### DATASET EXCERPT:
* begin *
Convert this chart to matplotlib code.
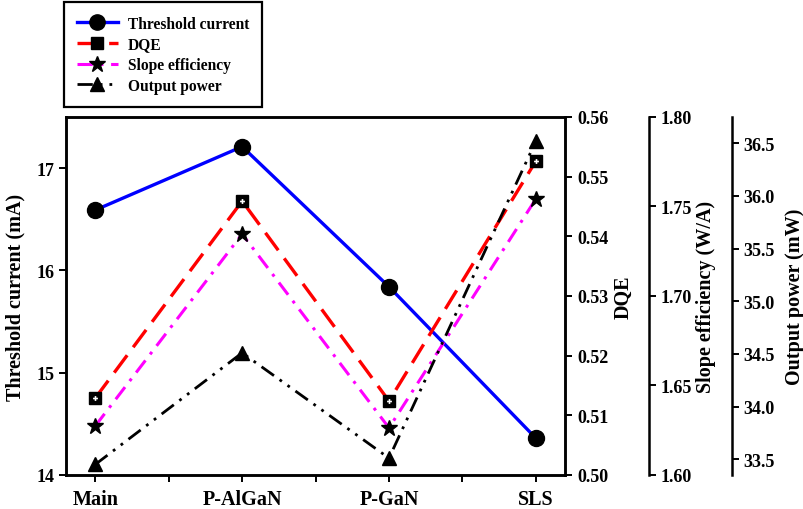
"""Threshold current, DQE, slope efficiency and output power for the four structures."""
import matplotlib
matplotlib.use("Agg")
import matplotlib.pyplot as plt
from matplotlib.lines import Line2D
from matplotlib.ticker import FixedLocator

plt.rcParams["font.family"] = ["Liberation Serif", "DejaVu Serif"]
plt.rcParams["font.weight"] = "bold"

STRUCTURES = ["Main", "P-AlGaN", "P-GaN", "SLS"]
THRESHOLD_MA = [16.59, 17.21, 15.84, 14.36]
DQE = [0.5129, 0.5459, 0.5124, 0.5526]
SLOPE_WA = [1.6274, 1.7346, 1.6263, 1.7542]
OUTPUT_MW = [33.45, 34.51, 33.51, 36.52]

DQE_TICKS = [0.50, 0.51, 0.52, 0.53, 0.54, 0.55, 0.56]
SLOPE_TICKS = [1.60, 1.65, 1.70, 1.75, 1.80]
POWER_TICKS = [33.5, 34.0, 34.5, 35.0, 35.5, 36.0, 36.5]

x = list(range(len(STRUCTURES)))

fig = plt.figure(figsize=(8.04, 5.10), dpi=100)
ax = fig.add_axes([0.082, 0.0667, 0.621, 0.702])
ax2 = ax.twinx()
ax3 = ax.twinx()
ax4 = ax.twinx()
ax3.spines["right"].set_position(("axes", 1.168))
ax4.spines["right"].set_position(("axes", 1.334))

for a in (ax, ax2, ax3, ax4):
    for s in a.spines.values():
        s.set_linewidth(1.8)
    a.tick_params(width=1.4, length=5, labelsize=13)
for a in (ax3, ax4):
    for side in ("left", "top", "bottom"):
        a.spines[side].set_visible(False)

ax.plot(x, THRESHOLD_MA, color="blue", lw=2.4, zorder=3)
ax.plot(x, THRESHOLD_MA, "o", color="black", ms=11.5, zorder=4)

ax2.plot(x, DQE, color="red", lw=2.4, ls=(0, (6.5, 3)), zorder=3)
ax2.plot(x, DQE, "s", color="black", ms=8.5, zorder=4)
ax2.plot(x, DQE, "P", color="white", ms=3.5, mew=0, zorder=5)

ax3.plot(x, SLOPE_WA, color="magenta", lw=2.2, ls=(0, (5, 2.5, 1, 2.5)), zorder=3)
ax3.plot(x, SLOPE_WA, "*", color="black", ms=12, zorder=4)

ax4.plot(x, OUTPUT_MW, color="black", lw=2.0, ls=(0, (5.5, 2.5, 1, 2.5, 1, 2.5)), zorder=3)
ax4.plot(x, OUTPUT_MW, "^", color="black", ms=10.5, zorder=4)

ax.set_xlim(-0.2, 3.2)
ax.set_xticks(x)
ax.set_xticklabels(STRUCTURES, fontsize=14.5, fontweight="bold")
ax.xaxis.set_minor_locator(FixedLocator([0.5, 1.5, 2.5]))
ax.tick_params(axis="x", which="minor", width=1.4, length=5)
ax.tick_params(axis="x", pad=5)

ax.set_ylim(14, 17.5)
ax.set_yticks([14, 15, 16, 17])
ax.set_ylabel("Threshold current (mA)", fontsize=14.5, fontweight="bold", labelpad=8)

ax2.set_ylim(0.50, 0.56)
ax2.set_yticks(DQE_TICKS)
ax2.set_yticklabels([f"{v:.2f}" for v in DQE_TICKS])
ax2.set_ylabel("DQE", fontsize=14.5, fontweight="bold", labelpad=4)

ax3.set_ylim(1.60, 1.80)
ax3.set_yticks(SLOPE_TICKS)
ax3.set_yticklabels([f"{v:.2f}" for v in SLOPE_TICKS])
ax3.set_ylabel("Slope efficiency (W/A)", fontsize=14.5, fontweight="bold", labelpad=3)

ax4.set_ylim(33.35, 36.75)
ax4.set_yticks(POWER_TICKS)
ax4.set_yticklabels([f"{v:.1f}" for v in POWER_TICKS])
ax4.set_ylabel("Output power (mW)", fontsize=14.5, fontweight="bold", labelpad=7)

handles = [
    Line2D([], [], color="blue", lw=2.4, marker="o", mfc="black", mec="black", ms=11),
    Line2D([], [], color="red", lw=2.4, ls=(0, (6.5, 3)), marker="s", mfc="black", mec="black", ms=8),
    Line2D([], [], color="magenta", lw=2.2, ls=(0, (5, 2.5, 1, 2.5)), marker="*",
           mfc="black", mec="black", ms=12),
    Line2D([], [], color="black", lw=2.0, ls=(0, (5.5, 2.5, 1, 2.5, 1, 2.5)), marker="^",
           mfc="black", mec="black", ms=10),
]
labels = ["Threshold current", "DQE", "Slope efficiency", "Output power"]
leg = ax.legend(handles, labels, loc="lower left", bbox_to_anchor=(-0.004, 1.028),
                borderaxespad=0, fancybox=False, edgecolor="black", framealpha=1,
                prop={"size": 11.2, "weight": "bold"}, handlelength=2.6,
                labelspacing=0.3, borderpad=0.85, handletextpad=0.65)
leg.get_frame().set_linewidth(1.6)

fig.savefig("out.png", dpi=100)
* end *
### TASK OBJECTIVE:
With the pictures left out, transcribe the material exactly.

### EXERCISE SOLUTION:
Convert this chart to matplotlib code.
"""Threshold current, DQE, slope efficiency and output power for the four structures."""
import matplotlib
matplotlib.use("Agg")
import matplotlib.pyplot as plt
from matplotlib.lines import Line2D
from matplotlib.ticker import FixedLocator

plt.rcParams["font.family"] = ["Liberation Serif", "DejaVu Serif"]
plt.rcParams["font.weight"] = "bold"

STRUCTURES = ["Main", "P-AlGaN", "P-GaN", "SLS"]
THRESHOLD_MA = [16.59, 17.21, 15.84, 14.36]
DQE = [0.5129, 0.5459, 0.5124, 0.5526]
SLOPE_WA = [1.6274, 1.7346, 1.6263, 1.7542]
OUTPUT_MW = [33.45, 34.51, 33.51, 36.52]

DQE_TICKS = [0.50, 0.51, 0.52, 0.53, 0.54, 0.55, 0.56]
SLOPE_TICKS = [1.60, 1.65, 1.70, 1.75, 1.80]
POWER_TICKS = [33.5, 34.0, 34.5, 35.0, 35.5, 36.0, 36.5]

x = list(range(len(STRUCTURES)))

fig = plt.figure(figsize=(8.04, 5.10), dpi=100)
ax = fig.add_axes([0.082, 0.0667, 0.621, 0.702])
ax2 = ax.twinx()
ax3 = ax.twinx()
ax4 = ax.twinx()
ax3.spines["right"].set_position(("axes", 1.168))
ax4.spines["right"].set_position(("axes", 1.334))

for a in (ax, ax2, ax3, ax4):
    for s in a.spines.values():
        s.set_linewidth(1.8)
    a.tick_params(width=1.4, length=5, labelsize=13)
for a in (ax3, ax4):
    for side in ("left", "top", "bottom"):
        a.spines[side].set_visible(False)

ax.plot(x, THRESHOLD_MA, color="blue", lw=2.4, zorder=3)
ax.plot(x, THRESHOLD_MA, "o", color="black", ms=11.5, zorder=4)

ax2.plot(x, DQE, color="red", lw=2.4, ls=(0, (6.5, 3)), zorder=3)
ax2.plot(x, DQE, "s", color="black", ms=8.5, zorder=4)
ax2.plot(x, DQE, "P", color="white", ms=3.5, mew=0, zorder=5)

ax3.plot(x, SLOPE_WA, color="magenta", lw=2.2, ls=(0, (5, 2.5, 1, 2.5)), zorder=3)
ax3.plot(x, SLOPE_WA, "*", color="black", ms=12, zorder=4)

ax4.plot(x, OUTPUT_MW, color="black", lw=2.0, ls=(0, (5.5, 2.5, 1, 2.5, 1, 2.5)), zorder=3)
ax4.plot(x, OUTPUT_MW, "^", color="black", ms=10.5, zorder=4)

ax.set_xlim(-0.2, 3.2)
ax.set_xticks(x)
ax.set_xticklabels(STRUCTURES, fontsize=14.5, fontweight="bold")
ax.xaxis.set_minor_locator(FixedLocator([0.5, 1.5, 2.5]))
ax.tick_params(axis="x", which="minor", width=1.4, length=5)
ax.tick_params(axis="x", pad=5)

ax.set_ylim(14, 17.5)
ax.set_yticks([14, 15, 16, 17])
ax.set_ylabel("Threshold current (mA)", fontsize=14.5, fontweight="bold", labelpad=8)

ax2.set_ylim(0.50, 0.56)
ax2.set_yticks(DQE_TICKS)
ax2.set_yticklabels([f"{v:.2f}" for v in DQE_TICKS])
ax2.set_ylabel("DQE", fontsize=14.5, fontweight="bold", labelpad=4)

ax3.set_ylim(1.60, 1.80)
ax3.set_yticks(SLOPE_TICKS)
ax3.set_yticklabels([f"{v:.2f}" for v in SLOPE_TICKS])
ax3.set_ylabel("Slope efficiency (W/A)", fontsize=14.5, fontweight="bold", labelpad=3)

ax4.set_ylim(33.35, 36.75)
ax4.set_yticks(POWER_TICKS)
ax4.set_yticklabels([f"{v:.1f}" for v in POWER_TICKS])
ax4.set_ylabel("Output power (mW)", fontsize=14.5, fontweight="bold", labelpad=7)

handles = [
    Line2D([], [], color="blue", lw=2.4, marker="o", mfc="black", mec="black", ms=11),
    Line2D([], [], color="red", lw=2.4, ls=(0, (6.5, 3)), marker="s", mfc="black", mec="black", ms=8),
    Line2D([], [], color="magenta", lw=2.2, ls=(0, (5, 2.5, 1, 2.5)), marker="*",
           mfc="black", mec="black", ms=12),
    Line2D([], [], color="black", lw=2.0, ls=(0, (5.5, 2.5, 1, 2.5, 1, 2.5)), marker="^",
           mfc="black", mec="black", ms=10),
]
labels = ["Threshold current", "DQE", "Slope efficiency", "Output power"]
leg = ax.legend(handles, labels, loc="lower left", bbox_to_anchor=(-0.004, 1.028),
                borderaxespad=0, fancybox=False, edgecolor="black", framealpha=1,
                prop={"size": 11.2, "weight": "bold"}, handlelength=2.6,
                labelspacing=0.3, borderpad=0.85, handletextpad=0.65)
leg.get_frame().set_linewidth(1.6)

fig.savefig("out.png", dpi=100)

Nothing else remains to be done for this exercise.